HÉCTOR ZAMARRÓN. MILENIO DIARIO.
El cambio inicia en el desayuno, en la comida o en la cena, pero comienza en la mesa, esa es una verdad incontrovertible.
Somos lo que comemos y por eso somos el país número uno en obesidad infantil, el país donde tres de cada cuatro adultos padecen obesidad o sobrepeso, el país con 8.6 millones de mexicanos con diabetes y 15.2 millones con hipertensión, donde 40 mil personas mueren al año por consumir refrescos y jugos, según la Encuesta Nacional de Salud y Nutrición 2018 y el Informe de la Unicef sobre el Estado mundial de la infancia 2019.
No llegamos a esta situación por accidente sino como resultado de cambios económicos y sociales profundos que afectaron la manera en que nos alimentamos. Las bebidas azucaradas y los alimentos envasados y ultraprocesados sustituyeron a la comida casera y los alimentos frescos.
Es el resultado de prácticas comerciales agresivas, transformaciones en la agroindustria y una serie de decisiones en política pública omisas ante el avance de la crisis sobre la que existen alertas por lo menos desde fines del siglo pasado.

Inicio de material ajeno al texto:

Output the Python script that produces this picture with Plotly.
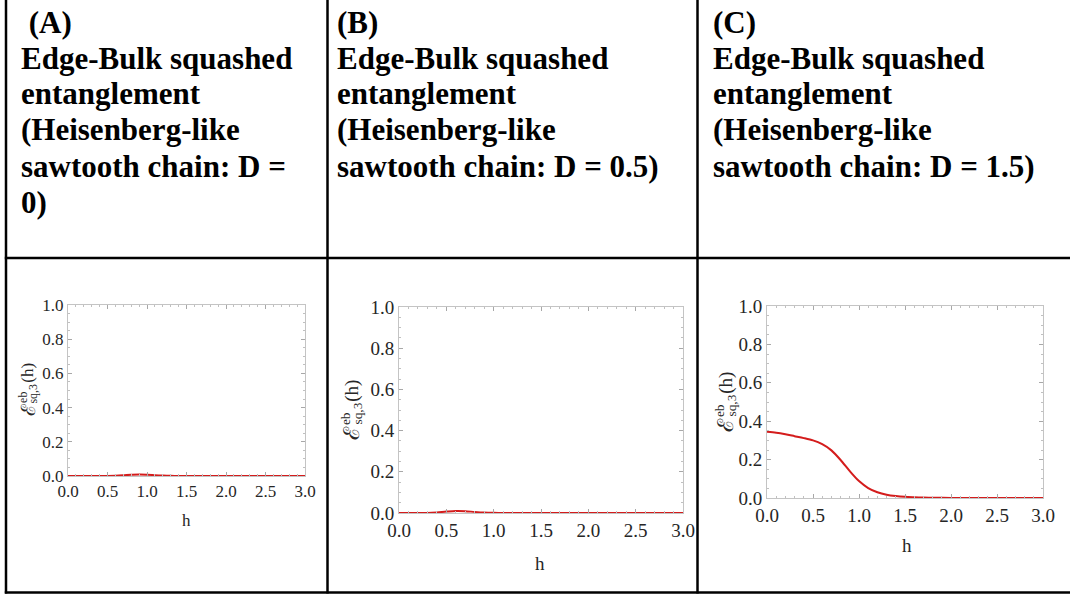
import plotly.graph_objects as go

W, H = 1070, 596

# field strength h (shared by all three panels)
h = [0.0, 0.1, 0.2, 0.3, 0.4, 0.5, 0.6, 0.7, 0.8, 0.9, 1.0, 1.1, 1.2, 1.3,
     1.4, 1.5, 1.6, 1.7, 1.8, 2.0, 2.2, 2.5, 2.8, 3.0]

# edge-bulk squashed entanglement for D = 0, 0.5, 1.5
esq_d0 = [0.0, 0.0, 0.0, 0.0, 0.0, 0.0005, 0.0015, 0.004, 0.007, 0.009, 0.008,
          0.005, 0.0025, 0.001, 0.0003, 0.0, 0.0, 0.0, 0.0, 0.0, 0.0, 0.0, 0.0, 0.0]
esq_d05 = [0.0, 0.0, 0.0, 0.0005, 0.003, 0.007, 0.010, 0.009, 0.005, 0.002, 0.0007,
           0.0002, 0.0, 0.0, 0.0, 0.0, 0.0, 0.0, 0.0, 0.0, 0.0, 0.0, 0.0, 0.0]
esq_d15 = [0.345, 0.340, 0.332, 0.322, 0.312, 0.300, 0.280, 0.248, 0.198, 0.140,
           0.088, 0.052, 0.030, 0.017, 0.010, 0.006, 0.004, 0.0025, 0.0015,
           0.0006, 0.0002, 0.0, 0.0, 0.0]

headers = [
    [" (A)", "Edge-Bulk squashed", "entanglement", "(Heisenberg-like",
     "sawtooth chain: D =", "0)"],
    ["(B)", "Edge-Bulk squashed", "entanglement", "(Heisenberg-like",
     "sawtooth chain: D = 0.5)"],
    ["(C)", "Edge-Bulk squashed", "entanglement", "(Heisenberg-like",
     "sawtooth chain: D = 1.5)"],
]
x_ticks = [0.0, 0.5, 1.0, 1.5, 2.0, 2.5, 3.0]
y_ticks = [0.0, 0.2, 0.4, 0.6, 0.8, 1.0]


def px(x):
    return x / W


def py(y):
    return 1 - y / H


# panel geometry in pixels: frame box, tick font, y-label centre, x-label centre
panels = [
    dict(box=(68, 305, 305, 476), fs=17, ylab=(28, 390), xlab=(186, 520), data=esq_d0),
    dict(box=(399, 683, 307, 513), fs=19, ylab=(352, 410), xlab=(540, 563), data=esq_d05),
    dict(box=(767, 1043, 306, 498), fs=19, ylab=(726, 402), xlab=(907, 545), data=esq_d15),
]

fig = go.Figure()
layout = dict(
    width=W, height=H, margin=dict(l=0, r=0, t=0, b=0, autoexpand=False),
    paper_bgcolor="white", plot_bgcolor="white", showlegend=False,
)
annotations = []
shapes = []
SERIF = "Liberation Serif, Times New Roman, serif"
TXT = "#262626"

for i, p in enumerate(panels):
    x0, x1, y0, y1 = p["box"]
    xa = "xaxis" if i == 0 else f"xaxis{i+1}"
    ya = "yaxis" if i == 0 else f"yaxis{i+1}"
    xr = "x" if i == 0 else f"x{i+1}"
    yr = "y" if i == 0 else f"y{i+1}"
    fig.add_trace(go.Scatter(
        x=h, y=p["data"], mode="lines", xaxis=xr, yaxis=yr,
        line=dict(color="#d41c1c", width=2, shape="spline", smoothing=0.8),
        hoverinfo="skip"))
    common = dict(
        showline=True, linecolor="#c4c4c4", linewidth=1, mirror="ticks",
        ticks="inside", ticklen=4, tickcolor="#a8a8a8", tickwidth=1,
        showgrid=False, zeroline=False, automargin=False,
        tickfont=dict(family=SERIF, size=p["fs"], color=TXT),
    )
    layout[xa] = dict(
        domain=[px(x0), px(x1)], range=[0, 3], anchor=yr,
        tickvals=x_ticks, ticktext=[f"{v:.1f}" for v in x_ticks],
        minor=dict(ticks="inside", ticklen=2, tickcolor="#c0c0c0", dtick=0.1),
        **common)
    layout[ya] = dict(
        domain=[py(y1), py(y0)], range=[0, 1], anchor=xr,
        tickvals=y_ticks, ticktext=[f"{v:.1f}" for v in y_ticks],
        minor=dict(ticks="inside", ticklen=2, tickcolor="#c0c0c0", dtick=0.05),
        **common)

    # x-axis title
    hx, hy = p["xlab"]
    annotations.append(dict(
        x=px(hx), y=py(hy), xref="paper", yref="paper", text="h",
        showarrow=False, xanchor="center", yanchor="middle",
        font=dict(family=SERIF, size=p["fs"], color=TXT)))

    # y-axis title: script E with stacked super/subscript, rotated
    fs = p["fs"]
    cx, cy = p["ylab"]
    fE = fs * 1.15
    fsm = fs * 0.7
    wE = 0.72 * fE
    wEB = 0.95 * fsm
    wSQ = 1.64 * fsm
    wH = 1.17 * fs
    total = wE + max(wEB, wSQ) + 1 + wH
    yb = cy + total / 2
    parts = [
        ("ℰ", fE, cx, yb - wE / 2),
        ("eb", fsm, cx - 0.33 * fs, yb - wE - wEB / 2),
        ("sq,3", fsm, cx + 0.3 * fs, yb - wE - wSQ / 2),
        ("(h)", fs, cx, yb - wE - max(wEB, wSQ) - 1 - wH / 2),
    ]
    for txt, size, ax, ay in parts:
        annotations.append(dict(
            x=px(ax), y=py(ay), xref="paper", yref="paper", text=txt,
            textangle=-90, showarrow=False, xanchor="center", yanchor="middle",
            font=dict(family=SERIF, size=size, color=TXT)))

# header cells
header_x = [19, 335, 711]
for lines, hx in zip(headers, header_x):
    for k, line in enumerate(lines):
        annotations.append(dict(
            x=px(hx), y=py(22 + 36 * k), xref="paper", yref="paper",
            text=f"<b>{line}</b>", showarrow=False,
            xanchor="left", yanchor="middle",
            font=dict(family=SERIF, size=31, color="black")))

# table rules
line_style = dict(color="black", width=2.5)
for xv in (6, 327.5, 697.5):
    shapes.append(dict(type="line", xref="paper", yref="paper",
                       x0=px(xv), x1=px(xv), y0=py(0), y1=py(593.5), line=line_style))
for yv in (258, 592.5):
    shapes.append(dict(type="line", xref="paper", yref="paper",
                       x0=px(4.8), x1=1, y0=py(yv), y1=py(yv), line=line_style))

layout["annotations"] = annotations
layout["shapes"] = shapes
fig.update_layout(**layout)
fig.write_html(
    "out.html",
    post_script="document.body.style.margin='0';document.body.style.overflow='hidden';",
)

Los funcionarios se dejaron convencer con las promesas de la autorregulación y la apuesta por campañas de educación y salud.
El resultado está a la vista: cada año hay medio millón de muertes asociadas a enfermedades crónicas no transmisibles, una cifra que ha ido creciendo a la par que la mala alimentación y la desnutrición.
No hay nada más falso que ese dicho de que en gustos se rompen géneros. El gusto es una categoría social construida por relaciones sociales complejas pero que pueden analizarse a partir de la forma en que se producen, distribuyen y consumen.
Lo que comemos es producto de un sistema económico, social y cultural que escapa a nuestro control.
Alfonso Reyes definía así a la buena comida: “Nutrirse es un acto biológico, comer es un acto civilizatorio”. Pues de eso se trata de recuperar el gusto secuestrado por los productos ultraprocesados, por el exceso de sodio y azúcares añadidos a la comida que ha conformado nuestra forma de alimentarnos.
Por eso el etiquetado claro, la regulación paulatina del glifosato y los cambios en materia de publicidad que impedirán volver a los niños consumidores cautivos, porque sus paladares están deteriorados.
Durante muchos años en la discusión pública relegamos la agricultura a un mero tema económico, de producción y empleo, sin reparar en los cambios profundos que ahí se operaban y que terminarían por definir hasta nuestra figura corpórea, porque esos dos, tres, cinco o diez centímetros más que tenemos de cintura, brazo, pierna, cadera o pecho son producto, al final de cuentas, de ese cambio lento en nuestro modo de producción y consumo.
Dejamos de comer frijoles y ahora consumimos sopas instantáneas “Marualgo”, con exceso de sales y carbohidratos que nuestro cuerpo no requiere, pero recibe con gusto, como adicto a su dosis.
Así que asistimos a los inicios de una revolución enorme que ojalá no sea derrotada por la alianza entre políticos, intelectuales y empresarios que prefieren ver a los mexicanos morir conectados a un aparato de diálisis o caminando con un bastón y prótesis, en el mejor de los casos, cuando no condenados a una silla de ruedas por las amputaciones del pie diabético.